Extreme heat has stopped feeling like an emergency in Karachi and started looking like the new baseline.

An intense, prolonged heatwave has swept across Pakistan and India, with southern Pakistan hit especially hard through April and May. Reports indicate temperatures in Sindh have repeatedly climbed to 44C to 46C, far above seasonal norms. That kind of heat does more than empty streets in the afternoon. It disrupts work, strains households and pushes daily routines toward survival mode.

Outdoor labourers, transport workers and farming communities face the sharpest edge of the crisis. When the hottest hours make roads, fields and worksites dangerous, income drops fast. For many families, staying indoors offers safety but also carries a cost. The same weather that threatens health also cuts off wages, exposing how climate pressure lands hardest on people with the least room to adapt.

What once looked exceptional now appears with unsettling regularity, turning extreme heat into a recurring test of how long a city can keep functioning normally.

Key Facts

  • Southern Pakistan has endured an intense heatwave during April and May.
  • Temperatures in Sindh have frequently reached 44C to 46C.
  • Outdoor workers and farming communities face severe disruption and health risks.
  • Experts say the unseasonably hot weather reflects the impact of the climate crisis.

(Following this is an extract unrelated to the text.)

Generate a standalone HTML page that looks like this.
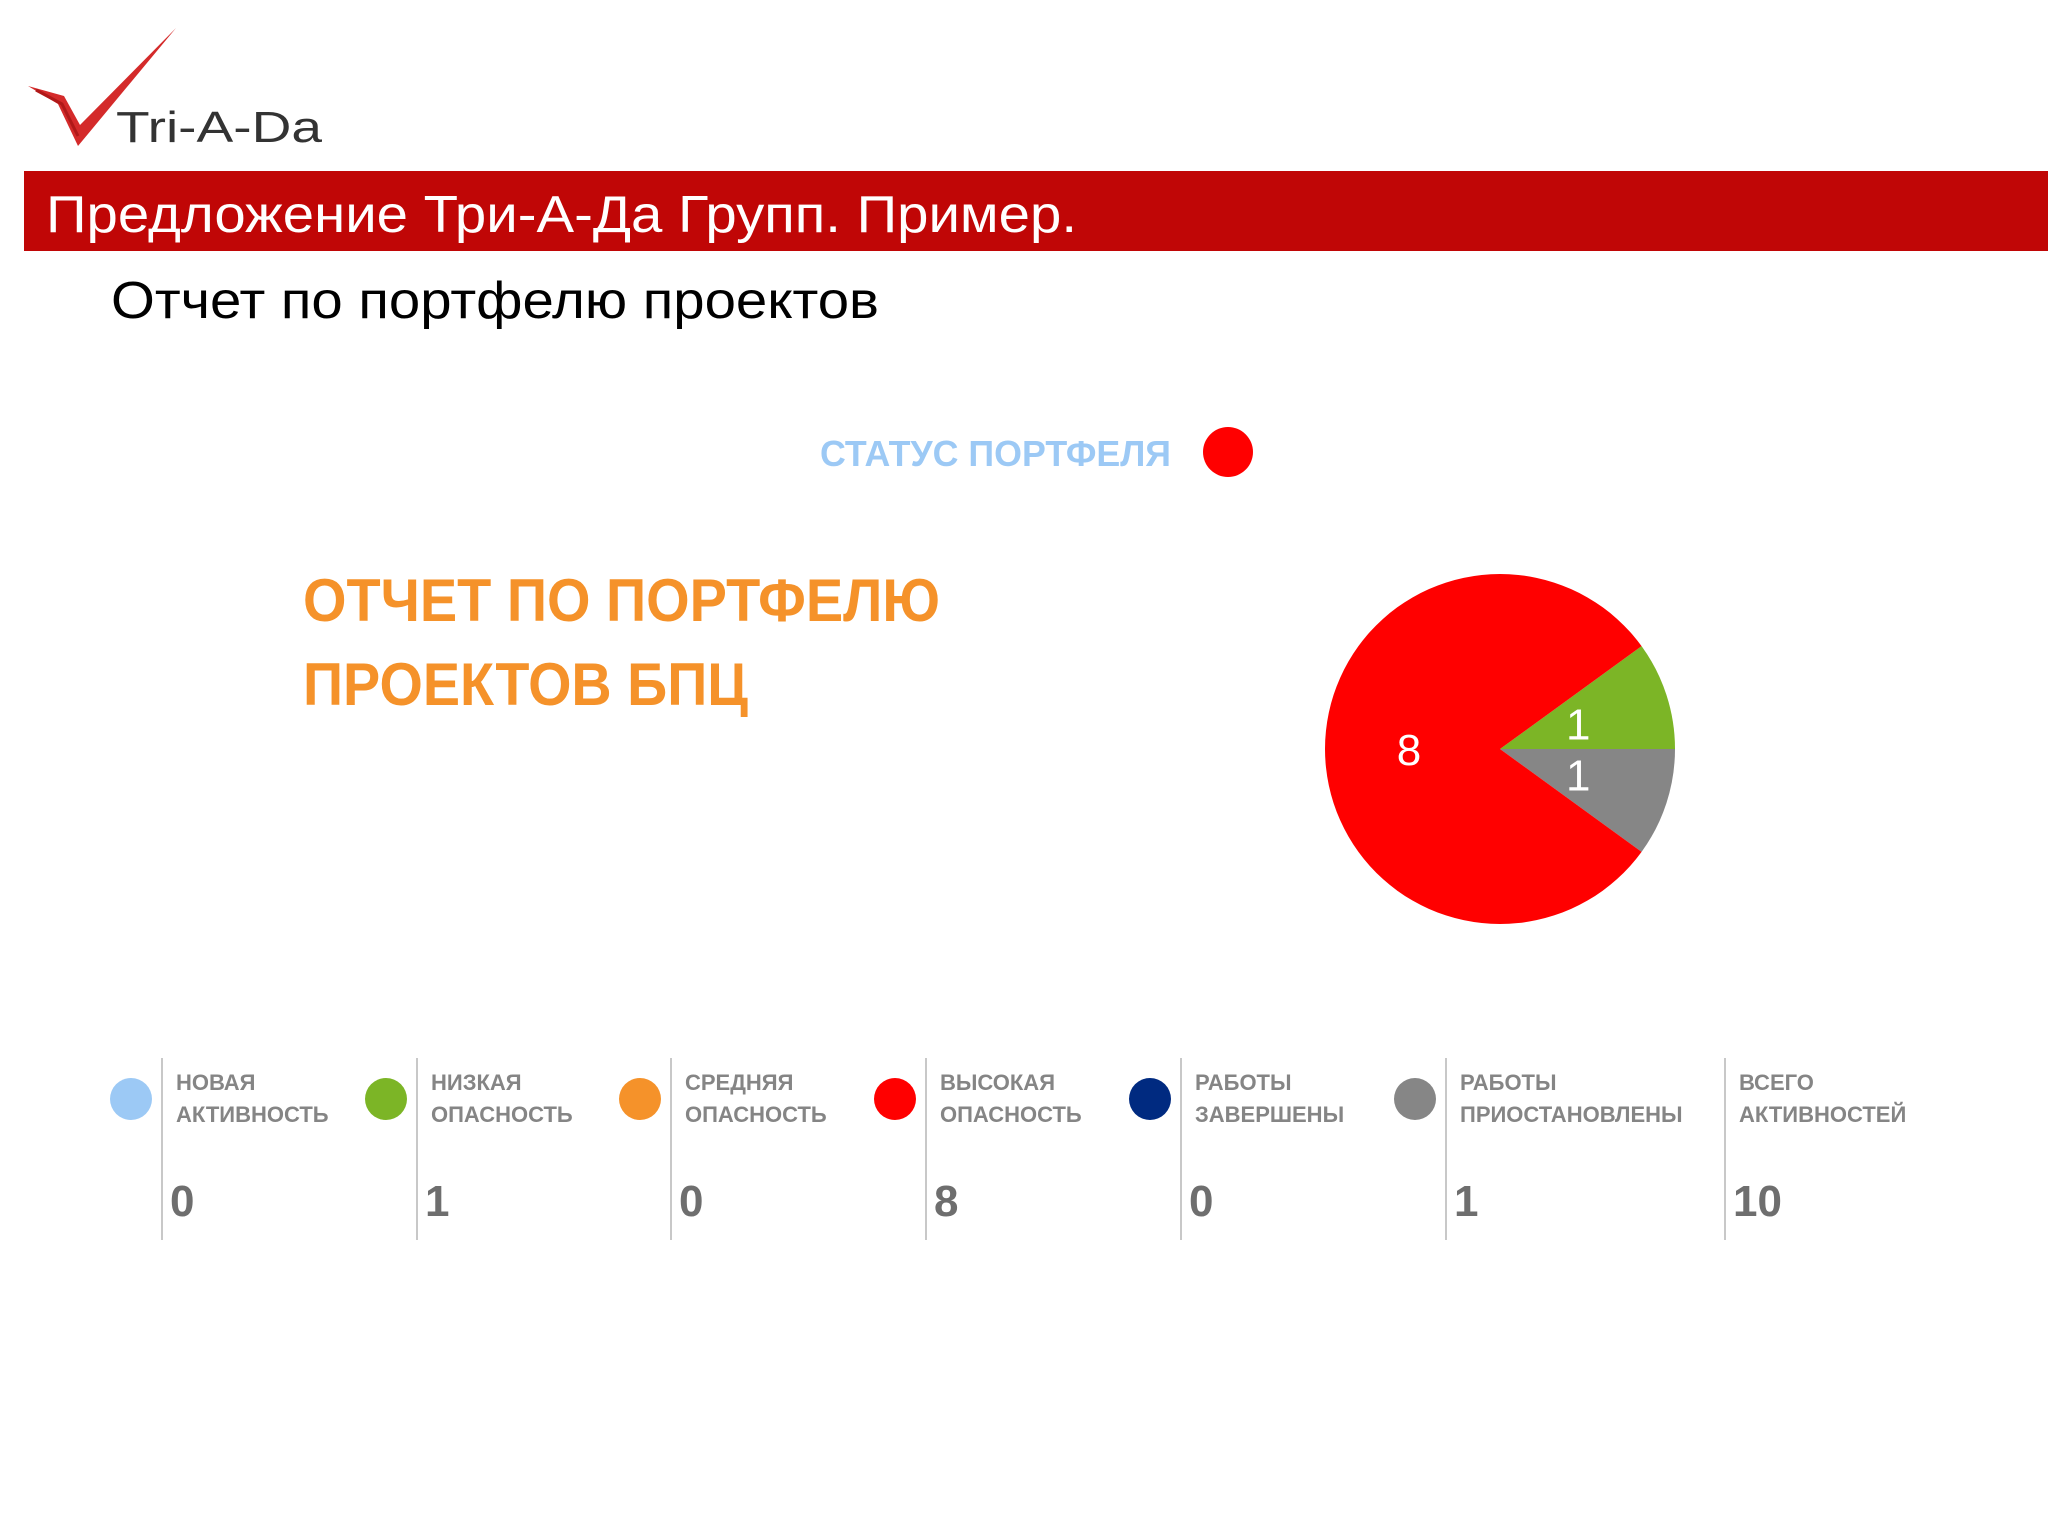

Experts say the unseasonably hot conditions across south Asia show the growing force of the climate crisis. The warning matters because heat does not arrive with the drama of a storm, even though it can prove just as destructive. It wears people down quietly, compounds existing inequalities and tests public systems that often struggle to protect the most exposed residents.

The immediate challenge now centers on endurance: how cities like Karachi protect workers, maintain services and reduce health risks as extreme heat grows more common. What happens next matters far beyond one season. If this pattern holds, heat planning will no longer sit at the edge of public policy. It will move to the center of how the region prepares for work, health and life in a hotter future.